# Direction:
Find the string "chart" in the records. Copy every line it appears in.

# Records to use:

^^^^

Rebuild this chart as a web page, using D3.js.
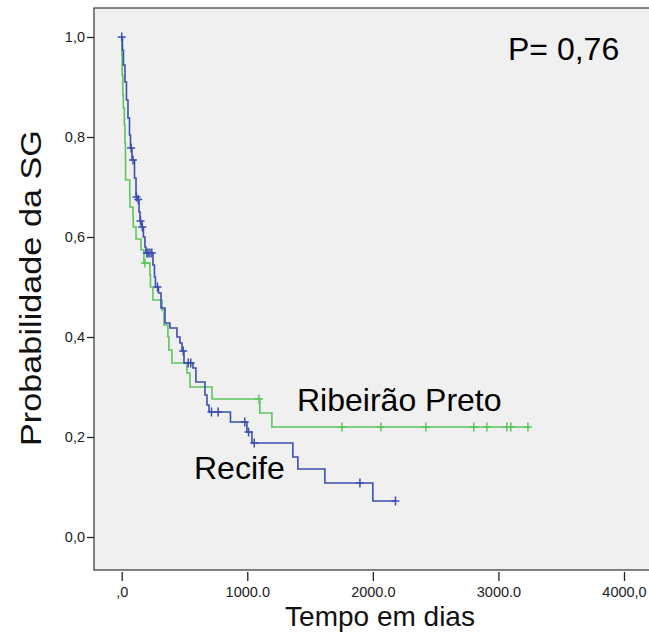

^^^^

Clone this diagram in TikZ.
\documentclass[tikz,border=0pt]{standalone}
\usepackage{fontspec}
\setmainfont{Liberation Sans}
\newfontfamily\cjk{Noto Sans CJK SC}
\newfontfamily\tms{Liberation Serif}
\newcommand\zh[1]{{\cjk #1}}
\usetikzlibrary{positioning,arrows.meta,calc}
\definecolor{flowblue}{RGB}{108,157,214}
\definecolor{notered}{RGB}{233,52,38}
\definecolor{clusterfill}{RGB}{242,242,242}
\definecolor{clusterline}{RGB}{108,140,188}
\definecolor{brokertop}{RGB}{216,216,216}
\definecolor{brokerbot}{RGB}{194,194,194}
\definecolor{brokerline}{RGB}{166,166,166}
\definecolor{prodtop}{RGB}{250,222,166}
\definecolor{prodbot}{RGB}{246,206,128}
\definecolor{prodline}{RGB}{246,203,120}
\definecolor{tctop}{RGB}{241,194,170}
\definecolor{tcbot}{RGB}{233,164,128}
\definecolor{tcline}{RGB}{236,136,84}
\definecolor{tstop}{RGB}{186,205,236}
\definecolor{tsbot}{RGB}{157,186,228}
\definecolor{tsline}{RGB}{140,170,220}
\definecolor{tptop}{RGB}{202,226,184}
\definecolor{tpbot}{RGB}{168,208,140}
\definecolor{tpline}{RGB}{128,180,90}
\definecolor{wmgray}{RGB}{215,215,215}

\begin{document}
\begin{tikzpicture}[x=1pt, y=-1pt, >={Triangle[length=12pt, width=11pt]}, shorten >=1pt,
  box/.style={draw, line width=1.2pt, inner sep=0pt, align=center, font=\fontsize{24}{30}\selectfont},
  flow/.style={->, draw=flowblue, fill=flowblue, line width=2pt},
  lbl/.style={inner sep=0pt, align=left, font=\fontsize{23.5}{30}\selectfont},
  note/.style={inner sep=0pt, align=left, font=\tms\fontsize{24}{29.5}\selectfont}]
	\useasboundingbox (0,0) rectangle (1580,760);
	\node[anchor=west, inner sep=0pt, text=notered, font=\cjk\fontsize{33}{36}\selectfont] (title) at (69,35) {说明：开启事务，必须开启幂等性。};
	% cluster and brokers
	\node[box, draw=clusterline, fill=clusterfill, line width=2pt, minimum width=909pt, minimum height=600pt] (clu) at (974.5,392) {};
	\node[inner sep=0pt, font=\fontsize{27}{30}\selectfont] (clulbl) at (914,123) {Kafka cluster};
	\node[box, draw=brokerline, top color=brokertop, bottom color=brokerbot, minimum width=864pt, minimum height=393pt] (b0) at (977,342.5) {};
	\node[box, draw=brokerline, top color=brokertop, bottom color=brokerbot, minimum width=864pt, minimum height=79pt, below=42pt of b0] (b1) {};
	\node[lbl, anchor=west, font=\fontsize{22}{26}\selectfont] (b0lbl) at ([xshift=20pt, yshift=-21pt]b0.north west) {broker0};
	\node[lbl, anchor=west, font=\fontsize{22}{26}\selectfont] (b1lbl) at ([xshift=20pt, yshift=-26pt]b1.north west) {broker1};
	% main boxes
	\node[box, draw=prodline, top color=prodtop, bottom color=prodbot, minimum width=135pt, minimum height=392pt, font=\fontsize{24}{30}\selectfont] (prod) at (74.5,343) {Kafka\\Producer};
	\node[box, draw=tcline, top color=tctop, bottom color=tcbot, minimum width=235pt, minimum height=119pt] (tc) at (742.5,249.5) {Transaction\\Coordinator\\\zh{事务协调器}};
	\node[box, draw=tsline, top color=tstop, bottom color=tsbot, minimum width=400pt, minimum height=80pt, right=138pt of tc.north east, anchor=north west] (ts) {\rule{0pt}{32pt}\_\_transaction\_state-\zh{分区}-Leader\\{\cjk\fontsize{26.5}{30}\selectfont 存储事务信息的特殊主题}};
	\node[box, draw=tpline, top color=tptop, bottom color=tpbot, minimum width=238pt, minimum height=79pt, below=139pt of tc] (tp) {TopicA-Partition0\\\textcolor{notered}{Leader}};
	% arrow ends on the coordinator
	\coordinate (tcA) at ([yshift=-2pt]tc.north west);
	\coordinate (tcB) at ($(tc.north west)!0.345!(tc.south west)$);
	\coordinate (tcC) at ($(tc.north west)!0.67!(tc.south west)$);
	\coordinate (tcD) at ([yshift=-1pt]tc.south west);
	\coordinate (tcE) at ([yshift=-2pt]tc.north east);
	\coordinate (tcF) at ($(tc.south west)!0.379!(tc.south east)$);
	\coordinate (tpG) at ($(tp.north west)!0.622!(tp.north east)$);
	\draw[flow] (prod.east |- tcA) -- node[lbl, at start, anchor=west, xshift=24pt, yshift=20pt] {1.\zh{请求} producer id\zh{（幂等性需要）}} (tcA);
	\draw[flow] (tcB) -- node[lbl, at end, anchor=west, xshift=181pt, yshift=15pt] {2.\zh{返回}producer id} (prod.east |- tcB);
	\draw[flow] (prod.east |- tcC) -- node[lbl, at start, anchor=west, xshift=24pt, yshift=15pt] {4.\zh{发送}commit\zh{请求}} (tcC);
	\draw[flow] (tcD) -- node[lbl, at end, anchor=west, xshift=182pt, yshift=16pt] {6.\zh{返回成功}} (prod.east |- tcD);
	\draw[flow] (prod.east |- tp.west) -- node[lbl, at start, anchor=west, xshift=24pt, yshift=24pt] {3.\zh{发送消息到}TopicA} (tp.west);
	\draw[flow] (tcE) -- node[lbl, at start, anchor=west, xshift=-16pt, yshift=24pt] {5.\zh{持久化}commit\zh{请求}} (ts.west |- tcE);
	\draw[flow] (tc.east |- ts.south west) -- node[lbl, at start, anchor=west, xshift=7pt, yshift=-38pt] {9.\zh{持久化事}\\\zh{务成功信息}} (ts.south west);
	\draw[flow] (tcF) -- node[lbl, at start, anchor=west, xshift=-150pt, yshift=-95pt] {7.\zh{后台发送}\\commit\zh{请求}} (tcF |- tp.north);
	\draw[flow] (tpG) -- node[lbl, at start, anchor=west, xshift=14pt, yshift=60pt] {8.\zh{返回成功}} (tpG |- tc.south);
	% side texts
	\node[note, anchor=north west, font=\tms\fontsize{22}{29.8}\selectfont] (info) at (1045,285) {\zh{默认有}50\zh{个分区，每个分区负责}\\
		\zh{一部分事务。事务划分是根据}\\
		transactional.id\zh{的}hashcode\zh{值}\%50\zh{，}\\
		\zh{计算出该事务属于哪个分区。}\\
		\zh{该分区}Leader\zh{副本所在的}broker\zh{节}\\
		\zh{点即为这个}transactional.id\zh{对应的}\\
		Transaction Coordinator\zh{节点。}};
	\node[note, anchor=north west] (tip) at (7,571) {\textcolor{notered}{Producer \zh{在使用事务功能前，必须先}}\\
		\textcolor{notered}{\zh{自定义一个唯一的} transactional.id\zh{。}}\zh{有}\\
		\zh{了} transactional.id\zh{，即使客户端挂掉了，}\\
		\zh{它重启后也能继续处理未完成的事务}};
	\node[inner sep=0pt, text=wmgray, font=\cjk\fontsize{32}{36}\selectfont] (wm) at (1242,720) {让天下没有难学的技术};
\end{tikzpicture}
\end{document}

^^^^

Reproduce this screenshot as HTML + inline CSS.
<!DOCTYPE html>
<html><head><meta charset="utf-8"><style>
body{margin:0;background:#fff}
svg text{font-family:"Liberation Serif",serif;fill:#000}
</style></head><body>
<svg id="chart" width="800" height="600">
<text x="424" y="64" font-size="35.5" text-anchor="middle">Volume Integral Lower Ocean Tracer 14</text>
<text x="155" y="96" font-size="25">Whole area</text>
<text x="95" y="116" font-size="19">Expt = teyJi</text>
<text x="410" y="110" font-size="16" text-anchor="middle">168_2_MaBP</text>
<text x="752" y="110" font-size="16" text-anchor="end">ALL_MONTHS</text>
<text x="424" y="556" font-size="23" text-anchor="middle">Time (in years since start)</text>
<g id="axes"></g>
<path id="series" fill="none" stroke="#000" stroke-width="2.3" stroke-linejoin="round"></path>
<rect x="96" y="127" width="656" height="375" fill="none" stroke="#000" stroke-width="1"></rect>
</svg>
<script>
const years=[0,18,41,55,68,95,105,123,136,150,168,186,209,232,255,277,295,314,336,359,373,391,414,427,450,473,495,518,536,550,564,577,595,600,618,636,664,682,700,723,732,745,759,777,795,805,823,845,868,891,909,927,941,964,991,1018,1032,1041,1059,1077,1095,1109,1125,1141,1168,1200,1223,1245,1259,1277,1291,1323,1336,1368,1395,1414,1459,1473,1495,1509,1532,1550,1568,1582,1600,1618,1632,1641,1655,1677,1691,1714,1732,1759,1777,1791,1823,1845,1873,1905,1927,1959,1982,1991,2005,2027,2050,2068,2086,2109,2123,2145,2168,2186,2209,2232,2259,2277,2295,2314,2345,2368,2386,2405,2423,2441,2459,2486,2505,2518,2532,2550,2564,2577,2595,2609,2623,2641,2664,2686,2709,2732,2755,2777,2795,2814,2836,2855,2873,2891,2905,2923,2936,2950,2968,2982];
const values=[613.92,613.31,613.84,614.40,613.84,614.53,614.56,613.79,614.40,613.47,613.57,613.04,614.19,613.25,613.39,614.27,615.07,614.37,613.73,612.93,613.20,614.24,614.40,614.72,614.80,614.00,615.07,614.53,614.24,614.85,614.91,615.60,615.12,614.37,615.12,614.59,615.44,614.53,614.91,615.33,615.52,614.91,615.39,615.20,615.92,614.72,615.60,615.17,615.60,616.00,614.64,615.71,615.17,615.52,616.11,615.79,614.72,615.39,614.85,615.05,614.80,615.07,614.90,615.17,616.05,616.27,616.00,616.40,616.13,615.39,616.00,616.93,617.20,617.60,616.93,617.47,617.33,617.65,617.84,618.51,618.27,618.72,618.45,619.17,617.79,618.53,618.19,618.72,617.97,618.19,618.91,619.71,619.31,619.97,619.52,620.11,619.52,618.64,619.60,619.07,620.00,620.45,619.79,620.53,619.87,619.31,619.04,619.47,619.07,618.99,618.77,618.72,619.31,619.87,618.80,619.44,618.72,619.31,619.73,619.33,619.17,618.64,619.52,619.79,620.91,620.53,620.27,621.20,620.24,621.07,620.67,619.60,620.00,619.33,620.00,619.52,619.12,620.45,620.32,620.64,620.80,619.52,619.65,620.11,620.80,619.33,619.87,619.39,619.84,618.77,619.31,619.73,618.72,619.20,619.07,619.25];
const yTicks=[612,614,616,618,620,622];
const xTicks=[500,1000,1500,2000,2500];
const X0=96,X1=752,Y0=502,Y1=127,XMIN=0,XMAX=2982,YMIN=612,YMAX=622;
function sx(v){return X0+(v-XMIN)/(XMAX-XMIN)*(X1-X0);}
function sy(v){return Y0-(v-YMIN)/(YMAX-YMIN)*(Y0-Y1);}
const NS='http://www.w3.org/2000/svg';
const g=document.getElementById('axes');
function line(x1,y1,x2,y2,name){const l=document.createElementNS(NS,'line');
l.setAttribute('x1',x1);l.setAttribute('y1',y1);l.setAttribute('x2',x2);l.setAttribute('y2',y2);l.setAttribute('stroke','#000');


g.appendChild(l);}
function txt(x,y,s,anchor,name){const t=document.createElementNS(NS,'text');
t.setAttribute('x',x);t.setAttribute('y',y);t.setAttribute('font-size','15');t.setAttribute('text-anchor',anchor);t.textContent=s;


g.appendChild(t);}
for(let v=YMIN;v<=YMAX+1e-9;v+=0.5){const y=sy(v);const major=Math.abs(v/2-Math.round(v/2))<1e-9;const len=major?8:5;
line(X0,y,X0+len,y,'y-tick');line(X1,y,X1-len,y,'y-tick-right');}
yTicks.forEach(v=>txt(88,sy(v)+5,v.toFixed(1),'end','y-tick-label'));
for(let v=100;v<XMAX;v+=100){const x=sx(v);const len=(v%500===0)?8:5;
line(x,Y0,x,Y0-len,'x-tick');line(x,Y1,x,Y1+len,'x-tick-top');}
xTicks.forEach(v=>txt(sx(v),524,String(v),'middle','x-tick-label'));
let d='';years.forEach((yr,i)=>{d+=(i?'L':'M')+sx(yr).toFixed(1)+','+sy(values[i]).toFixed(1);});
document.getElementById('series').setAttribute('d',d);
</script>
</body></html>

^^^^

# Output of the task:
Rebuild this chart as a web page, using D3.js.
<svg id="chart" width="800" height="600">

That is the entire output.